A Campus Demonstration

For evidence, one could consult events in Claremont on April 6, 2017, when journalist Heather Mac Donald was scheduled to speak on the subject of her new book, The War on Police. To the radicals, her criticism of BLM was unforgivable. Four days before the talk, a student at Pitzer College created a Facebook event calling for Mac Donald’s talk to be shut down. Mac Donald, the student declared, was a racist, fascist, imperialist, and capitalist who must not be allowed to speak. A crowd of around 200 blockaded the event venue, preventing the audience from attending. The talk was live-streamed, though the question and answer period was cut off because police feared the screaming crowd might succeed in breaking into the venue. Mac Donald was then whisked out the back with heavy police escort.

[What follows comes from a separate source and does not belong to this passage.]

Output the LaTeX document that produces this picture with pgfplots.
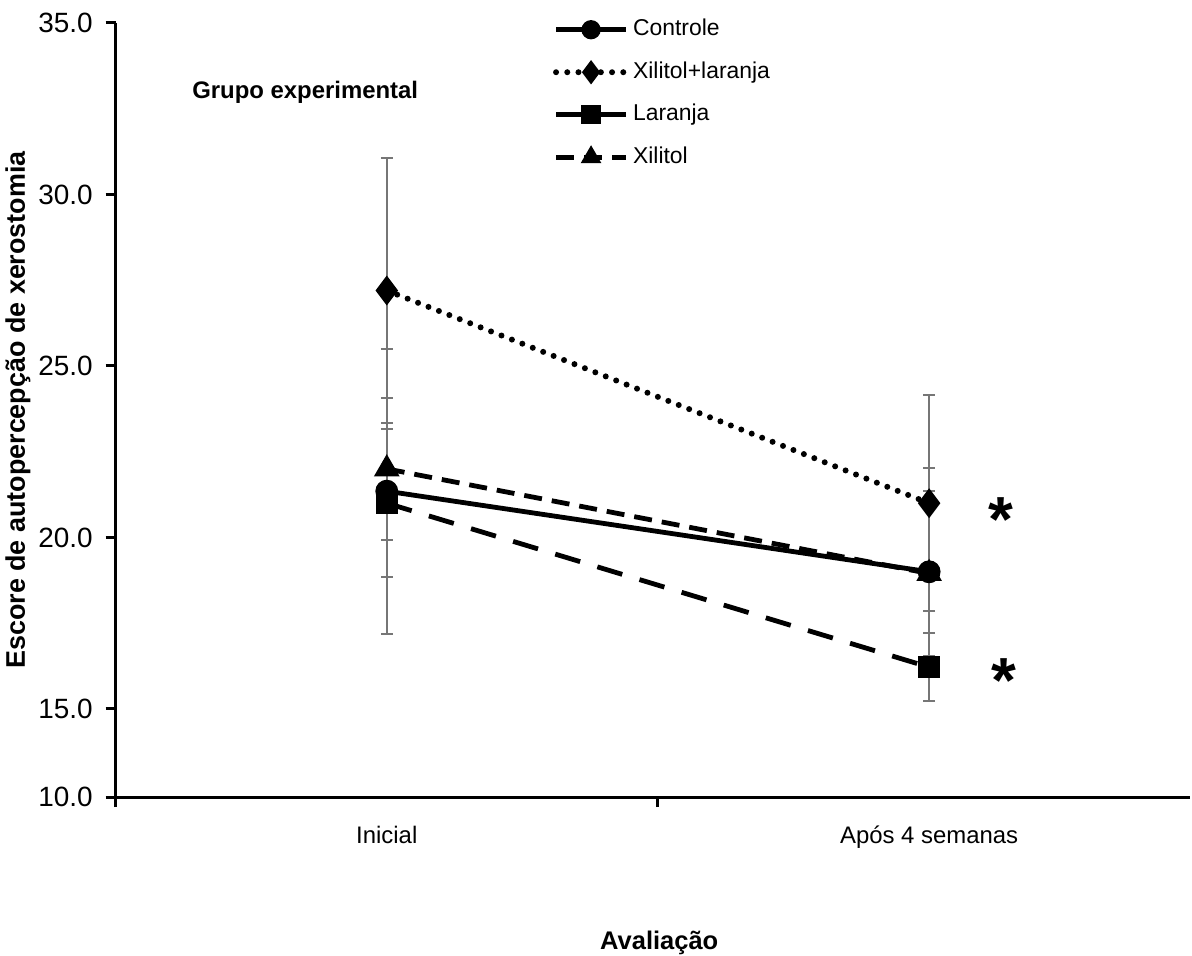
\documentclass[border=0pt]{standalone}
\usepackage{fontspec}
\setmainfont{Liberation Sans}
\usepackage{pgfplots}
\pgfplotsset{compat=1.18}
\definecolor{errgray}{RGB}{118,118,118}
\begin{document}
\begin{tikzpicture}
\begin{axis}[
  at={(0,0)}, anchor=south west,
  scale only axis,
  width=537.2bp, height=387bp,
  xmin=0.5, xmax=2.481,
  ymin=12.434, ymax=35,
  axis x line=bottom, axis y line=left,
  axis line style={-, line width=1.5bp, black},
  tick align=outside,
  major tick length=5bp,
  every tick/.style={black, line width=1.5bp},
  xtick={0.5,1.5}, xticklabels={},
  extra x ticks={1,2},
  extra x tick labels={Inicial, Após 4 semanas},
  extra x tick style={major tick length=0pt, xticklabel style={anchor=base, inner sep=0pt, yshift=-23.25bp, font=\fontsize{12}{14}\selectfont}},
  ytick={12.434,15,20,25,30,35},
  yticklabels={10.0,15.0,20.0,25.0,30.0,35.0},
  yticklabel style={anchor=east, inner sep=0pt, xshift=-6.3bp, font=\fontsize{14}{16}\selectfont},
  /pgf/number format/assume math mode=true,
  xlabel={Avaliação},
  xlabel style={at={(axis description cs:0.506,-0.189)}, anchor=center, font=\bfseries\fontsize{12.8}{14}\selectfont},
  ylabel={Escore de autopercepção de xerostomia},
  ylabel style={at={(axis description cs:-0.0908,0.5)}, anchor=center, font=\bfseries\fontsize{13.5}{15}\selectfont},
  clip=false,
  legend cell align=left,
  legend style={at={(axis description cs:0.4068,1.0112)}, anchor=north west, draw=none, fill=none,
    font=\fontsize{11.5}{13}\selectfont, inner sep=0pt, row sep=6.25bp,
    nodes={inner sep=2bp, text height=8.5bp, text depth=2.5bp}},
  legend image code/.code={\draw[mark repeat=2,mark phase=2, mark size=3.6bp] plot coordinates {(0bp,0bp) (17.5bp,0bp) (35bp,0bp)};},
  error bars/y dir=both, error bars/y explicit,
  error bars/error bar style={line width=1bp, errgray, solid},
  error bars/error mark options={rotate=90, mark size=3bp, line width=1bp, errgray, solid},
]
% Controle
\addplot[black, line width=2.4bp, mark=*, mark size=4.5bp, mark options={solid, fill=black}]
  coordinates {(1,21.35) +- (0,4.15) (2,19.0) +- (0,3.03)};
\addlegendentry{Controle}
% Xilitol+laranja
\addplot[black, line width=3bp, line cap=round, dash pattern=on 0bp off 5.6bp, mark=diamond*, mark size=5bp, mark options={solid, fill=black}]
  coordinates {(1,27.2) +- (0,3.85) (2,21.0) +- (0,3.15)};
\addlegendentry{Xilitol+laranja}
% Laranja
\addplot[black, line width=2.4bp, dash pattern=on 13bp off 9bp, mark=square*, mark size=4.2bp, mark options={solid, fill=black}]
  coordinates {(1,21.0) +- (0,2.16) (2,16.22) +- (0,1.0)};
\addlegendentry{Laranja}
% Xilitol
\addplot[black, line width=2.4bp, dash pattern=on 9bp off 5bp, mark=triangle*, mark size=5bp, mark options={solid, fill=black}]
  coordinates {(1,22.0) +- (0,2.08) (2,18.95) +- (0,2.4)};
\addlegendentry{Xilitol}
\node[anchor=west, inner sep=0pt, font=\bfseries\fontsize{12}{14}\selectfont] at (axis description cs:0.071,0.9102) {Grupo experimental};
\node[anchor=north, inner sep=0pt, font=\bfseries\fontsize{32}{32}\selectfont] at (axis cs:2.133,21.18) {*};
\node[anchor=north, inner sep=0pt, font=\bfseries\fontsize{32}{32}\selectfont] at (axis cs:2.138,16.49) {*};
\end{axis}
\pgfresetboundingbox
\path (-57.8bp,-79.5bp) rectangle (538.2bp,398.5bp);
\end{tikzpicture}
\end{document}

The episode demonstrated the congruence of the radical forces with not just one but nearly every defining feature of fascism. The protestors used physical force, intimidation, and the threat of violence to impose their will and deprive others of their rights to speak, to hear, and to think for themselves. The blockaders embraced race-based identity politics, anti-semitism (made evident by the noticeable selection of anti-Israel signs in the crowd), and statism (one of Mac Donald’s crimes, after all, was that she was a “capitalist”). The protest organizers openly dismissed freedom of speech and dialogue among varying viewpoints as meaningless tools of white oppression. Not least, it was doubtful that more than a handful of blockaders had ever read The War Against Police or any of Mac Donald’s multitudinous other pieces on crime. Indeed, the vast majority had probably never heard of her a week before. They simply accepted the characterization of Mac Donald as a racist and swung into action against her, showcasing the surrender of independent thought and blind obedience to the movement. We have entered the age of the social media gauleiter, commanding the social justice zombie.

Where does this leave us?

At the moment, both white nationalists and radicals are carnival sideshows, aberrations in a country that still, by and large, values peace and freedom. Nevertheless, we are in a place few would have expected a decade ago. One set of newly bold extremists includes self-conscious national socialists as well as other overlapping forces driven by white identity politics. Though covered with a façade of egalitarianism, an alternative extreme has much more in common with the tactics and even philosophical framework of fascism than even it understands. Both groups of extremists seem determined to provoke the other into more and more serious confrontations. A feckless president has contributed to polarization by giving comfort to the alt-right—as his equally feckless predecessor did by endorsing BLM—and seems at a loss when confronted with the consequences. And an increasingly concerned and leaderless center witnesses what looks to some like the unraveling of their country, and are uncertain what to do about it. Weimar America? Not yet. There are even scattered signs that an important corner may have been turned, among them Pelosi’s denunciation of Antifa and the suspension of some of the Mac Donald blockaders by Claremont McKenna College. But one fears we are closer to the beginning than to the end of this story.